I am not a vengeful man by nature, but if one day some bereaved parent were to shoot Wakefield in the face and I were in the jury at the parent’s trial, my vote would be an unshakable “Not Guilty”.

Imagine Being Patient #4,154,560

The next time some dreamy pinko starts whining about how wonderful Britain’s National Health Service (NHS) is, feel free to show him or her this article (when you are done kicking their ass, of course):

The NHS waiting list in England is the longest it has been in 11 years, official figures have revealed today.
A staggering 4,154,559 people – around six per cent of the entire UK population – were waiting to start hospital treatment at the end of August.  This number is the highest it has been since August 2007, and more than 3,000 people have been waiting more than a year for routine treatment.
A&E [ER] departments are also getting busier and cancer treatment waiting times have been missed for the 32nd month in a row, NHS data showed.  Experts today warned ‘alarm bells’ are ringing and the health service is heading straight for another winter crisis as it buckles under ‘relentless pressure’.  An ageing population and shortages of doctors and nurses have been blamed for increasing strain on the NHS and it taking longer to treat patients.

But hey… as long as it’s free, right?

And speaking of free, of course it turns out that “free” also means “rationing” (emphasis mine):

Shortages of Fluad, a new super-vaccine offering better protection for over-65s, means pensioners across the country are being turned away by GPs.  Deliveries of the vaccine to surgeries and pharmacies are being staggered due to supply problems and 40 per cent of the 7.8 million doses will not be available until next month.
The Government’s Joint Committee on Vaccination and Immunisation recommended Fluad last December, but it took NHS England until February 5 to tell GPs and pharmacies they needed to buy it.  Clinics that failed to order by the April 12 deadline have had no stock delivered, forcing them to beg for supplies from others.

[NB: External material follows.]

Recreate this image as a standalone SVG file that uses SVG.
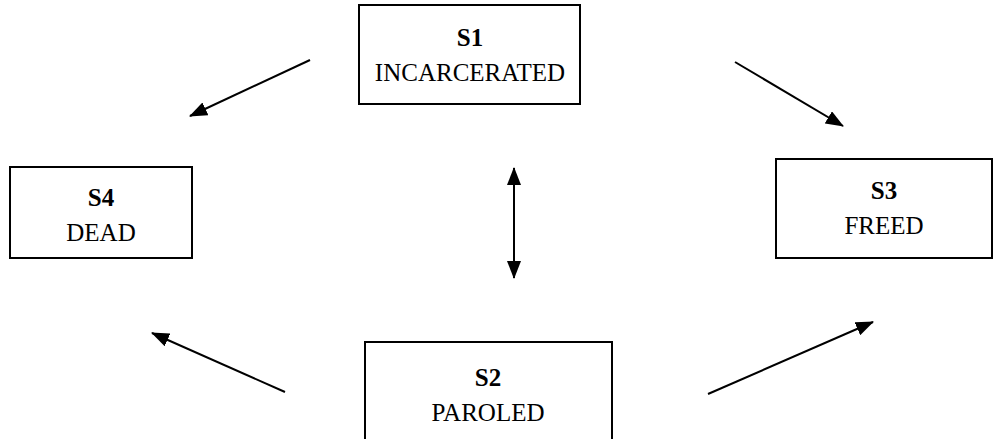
<svg xmlns="http://www.w3.org/2000/svg" width="1005" height="439" viewBox="0 0 1005 439">
<defs>
<marker id="ah" markerWidth="18" markerHeight="14" refX="17" refY="7" orient="auto" markerUnits="userSpaceOnUse">
<path d="M0,0 L18,7 L0,14 Z" fill="#000"/>
</marker>
<marker id="ahs" markerWidth="18" markerHeight="14" refX="1" refY="7" orient="auto" markerUnits="userSpaceOnUse">
<path d="M18,0 L0,7 L18,14 Z" fill="#000"/>
</marker>
<style>
.box{fill:#fff;stroke:#000;stroke-width:2}
.t{font-family:"Liberation Serif","Times New Roman",serif;font-size:25px;text-anchor:middle;fill:#000}
.b{font-weight:bold}
.c{stroke:#000;stroke-width:2;fill:none}
</style>
</defs>
<rect width="1005" height="439" fill="#fff"/>
<g id="connectors">
<line class="c" x1="310" y1="60" x2="190" y2="116" marker-end="url(#ah)"/>
<line class="c" x1="735" y1="62" x2="843" y2="126" marker-end="url(#ah)"/>
<line class="c" x1="514" y1="168" x2="514" y2="278" marker-start="url(#ahs)" marker-end="url(#ah)"/>
<line class="c" x1="285" y1="392" x2="152" y2="333" marker-end="url(#ah)"/>
<line class="c" x1="708" y1="394" x2="873" y2="322" marker-end="url(#ah)"/>
</g>
<g id="s1">
<rect class="box" x="359" y="5" width="221" height="99"/>
<text class="t b" x="470" y="46">S1</text>
<text class="t" x="470" y="81">INCARCERATED</text>
</g>
<g id="s4">
<rect class="box" x="10" y="167" width="182" height="91"/>
<text class="t b" x="101" y="206">S4</text>
<text class="t" x="101" y="241">DEAD</text>
</g>
<g id="s3">
<rect class="box" x="776" y="159" width="216" height="99"/>
<text class="t b" x="884" y="199">S3</text>
<text class="t" x="884" y="234">FREED</text>
</g>
<g id="s2">
<rect class="box" x="365" y="342" width="247" height="110"/>
<text class="t b" x="488" y="386">S2</text>
<text class="t" x="488" y="421">PAROLED</text>
</g>
</svg>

So if you’re (say) 63 years old, British and catch a potentially-deadly strain of flu, that’s just too bad.  Life’s lottery — or, to be more precise, the NHS lottery — just gave it to you between the cheeks.

Wear boots when kicking.

 

News Roundup

1) Candy bars lose sugar, also taste — FFS, if you think a candy bar is unhealthy or bad for you, then eat something else.  Don’t moan and complain until the manufacturer brings out a watery, tasteless variant of the classic. (see:  lite beer)

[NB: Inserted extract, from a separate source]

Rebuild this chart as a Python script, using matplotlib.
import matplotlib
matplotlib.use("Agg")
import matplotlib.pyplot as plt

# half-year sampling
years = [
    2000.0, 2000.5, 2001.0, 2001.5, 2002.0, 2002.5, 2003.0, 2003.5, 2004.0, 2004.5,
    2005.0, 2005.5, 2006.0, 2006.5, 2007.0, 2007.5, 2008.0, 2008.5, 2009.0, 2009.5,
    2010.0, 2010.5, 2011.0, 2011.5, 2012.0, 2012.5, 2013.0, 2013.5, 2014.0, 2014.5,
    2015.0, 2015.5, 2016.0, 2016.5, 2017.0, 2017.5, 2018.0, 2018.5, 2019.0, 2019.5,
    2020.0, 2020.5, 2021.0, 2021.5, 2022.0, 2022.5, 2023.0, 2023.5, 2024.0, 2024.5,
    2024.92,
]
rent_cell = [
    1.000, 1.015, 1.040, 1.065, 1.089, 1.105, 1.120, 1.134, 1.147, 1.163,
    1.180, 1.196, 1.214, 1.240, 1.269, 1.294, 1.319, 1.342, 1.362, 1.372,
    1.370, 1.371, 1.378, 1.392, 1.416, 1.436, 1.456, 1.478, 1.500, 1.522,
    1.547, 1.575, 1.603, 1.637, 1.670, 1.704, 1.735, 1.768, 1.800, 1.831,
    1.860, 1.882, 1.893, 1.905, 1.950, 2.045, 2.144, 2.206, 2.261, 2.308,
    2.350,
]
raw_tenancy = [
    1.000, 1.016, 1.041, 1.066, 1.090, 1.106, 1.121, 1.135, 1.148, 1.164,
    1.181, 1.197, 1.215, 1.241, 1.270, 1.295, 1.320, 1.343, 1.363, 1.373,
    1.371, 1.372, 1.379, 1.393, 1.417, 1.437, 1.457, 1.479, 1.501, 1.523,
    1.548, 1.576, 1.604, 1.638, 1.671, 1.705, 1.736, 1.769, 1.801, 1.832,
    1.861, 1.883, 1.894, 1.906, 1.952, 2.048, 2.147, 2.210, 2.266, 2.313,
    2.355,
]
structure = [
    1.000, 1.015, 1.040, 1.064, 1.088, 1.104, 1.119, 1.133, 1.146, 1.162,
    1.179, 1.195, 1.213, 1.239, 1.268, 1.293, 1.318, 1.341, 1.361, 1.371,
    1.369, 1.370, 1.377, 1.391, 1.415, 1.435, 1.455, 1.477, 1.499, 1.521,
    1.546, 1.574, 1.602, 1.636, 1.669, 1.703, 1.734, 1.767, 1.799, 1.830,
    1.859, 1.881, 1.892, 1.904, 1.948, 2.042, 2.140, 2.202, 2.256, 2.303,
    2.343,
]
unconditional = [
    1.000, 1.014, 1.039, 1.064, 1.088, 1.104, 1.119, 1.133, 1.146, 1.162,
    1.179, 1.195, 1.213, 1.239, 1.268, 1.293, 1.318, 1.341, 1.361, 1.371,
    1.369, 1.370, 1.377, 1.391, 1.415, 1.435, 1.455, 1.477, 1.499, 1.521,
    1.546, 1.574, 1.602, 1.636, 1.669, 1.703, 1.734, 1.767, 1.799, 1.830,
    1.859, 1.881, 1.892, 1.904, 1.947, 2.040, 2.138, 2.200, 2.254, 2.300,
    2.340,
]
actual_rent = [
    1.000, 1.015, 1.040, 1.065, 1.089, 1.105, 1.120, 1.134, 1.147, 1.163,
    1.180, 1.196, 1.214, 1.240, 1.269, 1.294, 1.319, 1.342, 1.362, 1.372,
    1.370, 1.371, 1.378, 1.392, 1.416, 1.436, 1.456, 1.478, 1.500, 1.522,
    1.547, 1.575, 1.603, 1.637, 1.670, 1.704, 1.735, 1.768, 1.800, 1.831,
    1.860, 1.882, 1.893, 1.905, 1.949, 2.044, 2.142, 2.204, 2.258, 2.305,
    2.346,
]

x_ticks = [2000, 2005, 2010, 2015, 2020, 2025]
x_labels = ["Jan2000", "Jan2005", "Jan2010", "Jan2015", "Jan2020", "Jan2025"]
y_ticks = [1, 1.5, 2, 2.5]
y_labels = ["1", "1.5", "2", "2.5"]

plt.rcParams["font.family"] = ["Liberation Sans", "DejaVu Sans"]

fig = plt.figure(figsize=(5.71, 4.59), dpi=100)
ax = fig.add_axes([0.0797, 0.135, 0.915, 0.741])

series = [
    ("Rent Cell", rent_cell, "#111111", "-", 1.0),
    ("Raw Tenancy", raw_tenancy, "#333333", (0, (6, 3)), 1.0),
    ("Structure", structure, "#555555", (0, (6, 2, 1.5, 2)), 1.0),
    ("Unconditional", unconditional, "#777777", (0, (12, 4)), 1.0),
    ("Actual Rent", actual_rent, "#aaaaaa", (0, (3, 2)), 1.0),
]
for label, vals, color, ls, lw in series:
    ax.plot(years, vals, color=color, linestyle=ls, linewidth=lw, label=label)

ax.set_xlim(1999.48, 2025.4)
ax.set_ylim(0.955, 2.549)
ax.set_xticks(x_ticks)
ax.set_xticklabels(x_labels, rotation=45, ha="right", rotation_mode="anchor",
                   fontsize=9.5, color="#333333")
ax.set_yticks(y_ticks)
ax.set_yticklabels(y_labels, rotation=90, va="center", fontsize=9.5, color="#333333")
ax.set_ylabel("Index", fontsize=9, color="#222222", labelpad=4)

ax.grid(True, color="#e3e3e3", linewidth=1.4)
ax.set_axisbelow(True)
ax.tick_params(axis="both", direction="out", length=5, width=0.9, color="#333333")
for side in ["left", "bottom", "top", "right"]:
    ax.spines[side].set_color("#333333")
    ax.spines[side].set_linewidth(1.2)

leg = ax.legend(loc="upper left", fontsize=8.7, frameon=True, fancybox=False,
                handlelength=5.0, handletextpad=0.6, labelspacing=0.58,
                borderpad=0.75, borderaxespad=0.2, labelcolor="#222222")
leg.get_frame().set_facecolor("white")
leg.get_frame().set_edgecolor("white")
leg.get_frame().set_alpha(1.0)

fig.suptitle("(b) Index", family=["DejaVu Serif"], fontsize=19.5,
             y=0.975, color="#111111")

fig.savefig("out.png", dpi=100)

2) Man fucks with black mamba, with predictable results — there is a good reason why snake handlers in South Africa cannot get life insurance, no matter how much they’re prepared to pay.

3) Cold weather causes vag-freeze — as we’re heading into winter, you may want to get yer Missus a box-warmer (don’t ask).

4) Freaks and pervos hit the streets — where else but in San Francisco?  (Never an errant daisycutter bomb when you need one.)

5) Italy to become the “new Argentina” — as long as they don’t invade the Falklands, we’re cool.

6)  Tropical Storm Rosa will not wash the entire state of California out to sea — and a nation mourns.